* Description of the task
Copy all the entries below exactly, but not the pictures.

* Data shown
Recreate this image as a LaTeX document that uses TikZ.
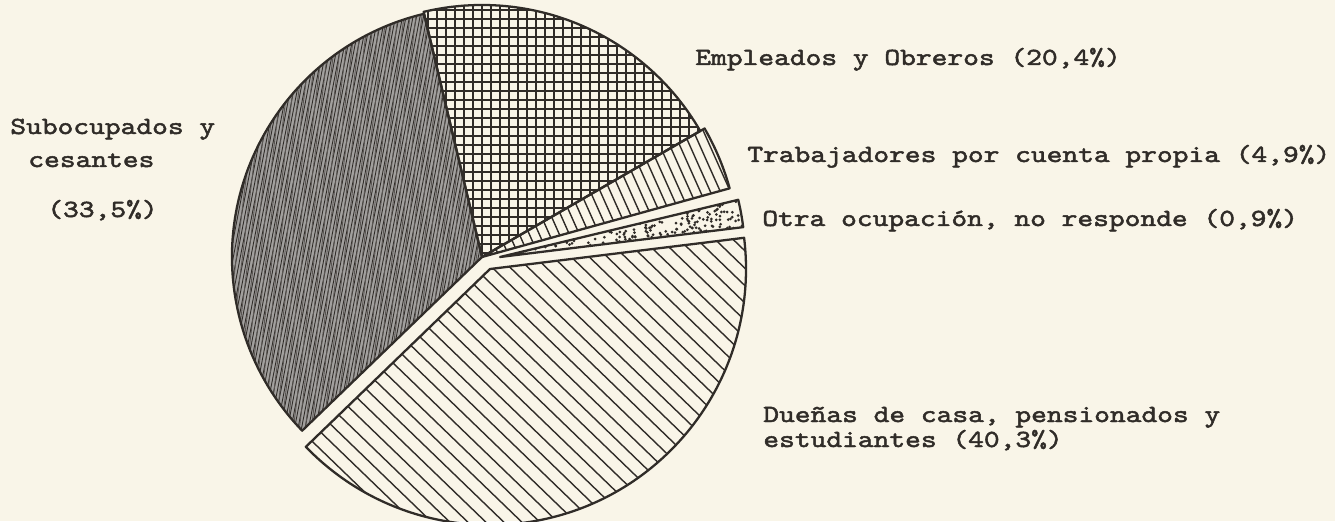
\documentclass[tikz,border=0pt]{standalone}
\usepackage{fontspec}
\newfontfamily\twfont{lmmono10-regular.otf}[FakeStretch=1.22,FakeBold=2]
\definecolor{paper}{RGB}{249,245,232}
\definecolor{ink}{RGB}{48,44,40}
\tikzset{
  rim/.style={draw=ink, line width=1.3pt, line join=round},
  hatch/.style={draw=ink, line width=0.8pt},
  fine/.style={draw=ink, line width=0.5pt},
  lbl/.style={anchor=base west, inner sep=0pt, text=ink, font=\twfont\fontsize{14}{14}\selectfont}
}
\begin{document}
\begin{tikzpicture}[x=0.02cm, y=0.02cm]
  \fill[paper] (0,0) rectangle (1335,521);
  \useasboundingbox (0,0) rectangle (1335,521);
  \coordinate (C) at (482,264);
  \coordinate (Co) at (500,264);
  \coordinate (Cd) at (490,252);

  % subocupados y cesantes
  \begin{scope}
    \clip (C) -- ++(103.4:250) arc[start angle=103.4, end angle=224, radius=250] -- cycle;
    \fill[ink!45] (200,0) rectangle (500,521);
    \foreach \i in {0,3.5,...,500} \draw[fine] (\i,0) -- ++(79:560);
    \foreach \i in {0,6,...,500} \draw[fine, ink!80] (\i,0) -- ++(83:560);
  \end{scope}

  % empleados y obreros
  \begin{scope}
    \clip (C) -- ++(30:252) arc[start angle=30, end angle=103.4, radius=252] -- cycle;
    \foreach \i in {410,419,...,740} \draw[hatch, line width=0.9pt] (\i,250) -- (\i,521);
    \foreach \j in {250,259,...,521} \draw[hatch, line width=0.9pt] (410,\j) -- (740,\j);
  \end{scope}

  % trabajadores por cuenta propia
  \begin{scope}
    \clip (C) -- ++(15.5:257) arc[start angle=15.5, end angle=30, radius=257] -- cycle;
    \foreach \i in {400,410,...,790} \draw[hatch] (\i,420) -- ++(-66:200);
  \end{scope}

  % otra ocupacion
  \begin{scope}
    \clip (Co) -- ++(7:245) arc[start angle=7, end angle=13.5, radius=245] -- cycle;
    \pgfmathsetseed{11}
    \foreach \k in {1,...,130}{
      \pgfmathsetmacro\rr{30+215*sqrt(rnd)}
      \pgfmathsetmacro\aa{7+6.5*rnd}
      \fill[ink] (Co) ++(\aa:\rr) circle[radius=1.5];
    }
  \end{scope}

  % duenas de casa
  \begin{scope}
    \clip (Cd) -- ++(-136:256) arc[start angle=-136, end angle=7, radius=256] -- cycle;
    \foreach \i in {-60,-42,...,780} \draw[hatch] (\i,300) -- ++(-44:500);
  \end{scope}

  % contornos
  \draw[rim] (C) -- ++(103.4:250) arc[start angle=103.4, end angle=224, radius=250] -- cycle;
  \draw[rim] (C) -- ++(30:252) arc[start angle=30, end angle=103.4, radius=252] -- cycle;
  \draw[rim] (C) -- ++(15.5:257) arc[start angle=15.5, end angle=30, radius=257] -- cycle;
  \draw[rim] (Co) -- ++(7:245) arc[start angle=7, end angle=13.5, radius=245] -- cycle;
  \draw[rim] (Cd) -- ++(-136:256) arc[start angle=-136, end angle=7, radius=256] -- cycle;

  % rotulos
  \node[lbl] (empl) at (695,456) {Empleados y Obreros (20,4\%)};
  \node[lbl] (trab) at (747,359) {Trabajadores por cuenta propia (4,9\%)};
  \node[lbl] (otra) at (762,295) {Otra ocupación, no responde (0,9\%)};
  \node[lbl] (sub1) at (10,387) {Subocupados y};
  \node[lbl] (sub2) at (28,354) {cesantes};
  \node[lbl] (sub3) at (47,304) {(33,5\%)};
  \node[lbl] (duen1) at (763,99) {Dueñas de casa, pensionados y};
  \node[lbl] (duen2) at (763,74) {estudiantes (40,3\%)};
\end{tikzpicture}
\end{document}
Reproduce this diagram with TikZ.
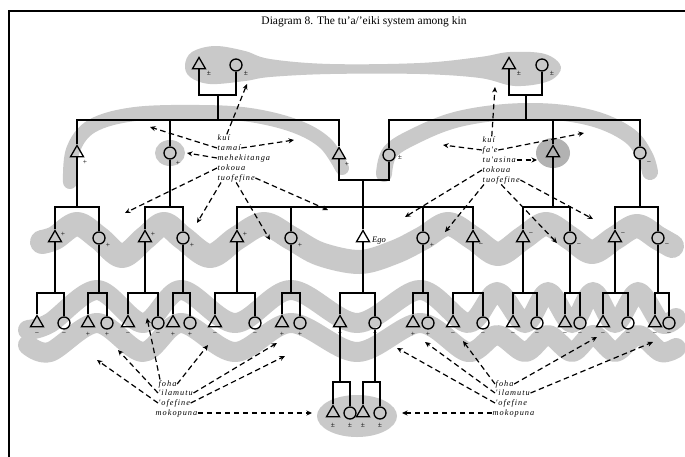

* Correct response
Recreate this image as a LaTeX document that uses TikZ.
\documentclass[tikz,border=0pt]{standalone}
\usepackage{fontspec}
\newfontfamily\twfont{lmmono10-regular.otf}[FakeStretch=1.22,FakeBold=2]
\definecolor{paper}{RGB}{249,245,232}
\definecolor{ink}{RGB}{48,44,40}
\tikzset{
  rim/.style={draw=ink, line width=1.3pt, line join=round},
  hatch/.style={draw=ink, line width=0.8pt},
  fine/.style={draw=ink, line width=0.5pt},
  lbl/.style={anchor=base west, inner sep=0pt, text=ink, font=\twfont\fontsize{14}{14}\selectfont}
}
\begin{document}
\begin{tikzpicture}[x=0.02cm, y=0.02cm]
  \fill[paper] (0,0) rectangle (1335,521);
  \useasboundingbox (0,0) rectangle (1335,521);
  \coordinate (C) at (482,264);
  \coordinate (Co) at (500,264);
  \coordinate (Cd) at (490,252);

  % subocupados y cesantes
  \begin{scope}
    \clip (C) -- ++(103.4:250) arc[start angle=103.4, end angle=224, radius=250] -- cycle;
    \fill[ink!45] (200,0) rectangle (500,521);
    \foreach \i in {0,3.5,...,500} \draw[fine] (\i,0) -- ++(79:560);
    \foreach \i in {0,6,...,500} \draw[fine, ink!80] (\i,0) -- ++(83:560);
  \end{scope}

  % empleados y obreros
  \begin{scope}
    \clip (C) -- ++(30:252) arc[start angle=30, end angle=103.4, radius=252] -- cycle;
    \foreach \i in {410,419,...,740} \draw[hatch, line width=0.9pt] (\i,250) -- (\i,521);
    \foreach \j in {250,259,...,521} \draw[hatch, line width=0.9pt] (410,\j) -- (740,\j);
  \end{scope}

  % trabajadores por cuenta propia
  \begin{scope}
    \clip (C) -- ++(15.5:257) arc[start angle=15.5, end angle=30, radius=257] -- cycle;
    \foreach \i in {400,410,...,790} \draw[hatch] (\i,420) -- ++(-66:200);
  \end{scope}

  % otra ocupacion
  \begin{scope}
    \clip (Co) -- ++(7:245) arc[start angle=7, end angle=13.5, radius=245] -- cycle;
    \pgfmathsetseed{11}
    \foreach \k in {1,...,130}{
      \pgfmathsetmacro\rr{30+215*sqrt(rnd)}
      \pgfmathsetmacro\aa{7+6.5*rnd}
      \fill[ink] (Co) ++(\aa:\rr) circle[radius=1.5];
    }
  \end{scope}

  % duenas de casa
  \begin{scope}
    \clip (Cd) -- ++(-136:256) arc[start angle=-136, end angle=7, radius=256] -- cycle;
    \foreach \i in {-60,-42,...,780} \draw[hatch] (\i,300) -- ++(-44:500);
  \end{scope}

  % contornos
  \draw[rim] (C) -- ++(103.4:250) arc[start angle=103.4, end angle=224, radius=250] -- cycle;
  \draw[rim] (C) -- ++(30:252) arc[start angle=30, end angle=103.4, radius=252] -- cycle;
  \draw[rim] (C) -- ++(15.5:257) arc[start angle=15.5, end angle=30, radius=257] -- cycle;
  \draw[rim] (Co) -- ++(7:245) arc[start angle=7, end angle=13.5, radius=245] -- cycle;
  \draw[rim] (Cd) -- ++(-136:256) arc[start angle=-136, end angle=7, radius=256] -- cycle;

  % rotulos
  \node[lbl] (empl) at (695,456) {Empleados y Obreros (20,4\%)};
  \node[lbl] (trab) at (747,359) {Trabajadores por cuenta propia (4,9\%)};
  \node[lbl] (otra) at (762,295) {Otra ocupación, no responde (0,9\%)};
  \node[lbl] (sub1) at (10,387) {Subocupados y};
  \node[lbl] (sub2) at (28,354) {cesantes};
  \node[lbl] (sub3) at (47,304) {(33,5\%)};
  \node[lbl] (duen1) at (763,99) {Dueñas de casa, pensionados y};
  \node[lbl] (duen2) at (763,74) {estudiantes (40,3\%)};
\end{tikzpicture}
\end{document}
Reproduce this diagram with TikZ.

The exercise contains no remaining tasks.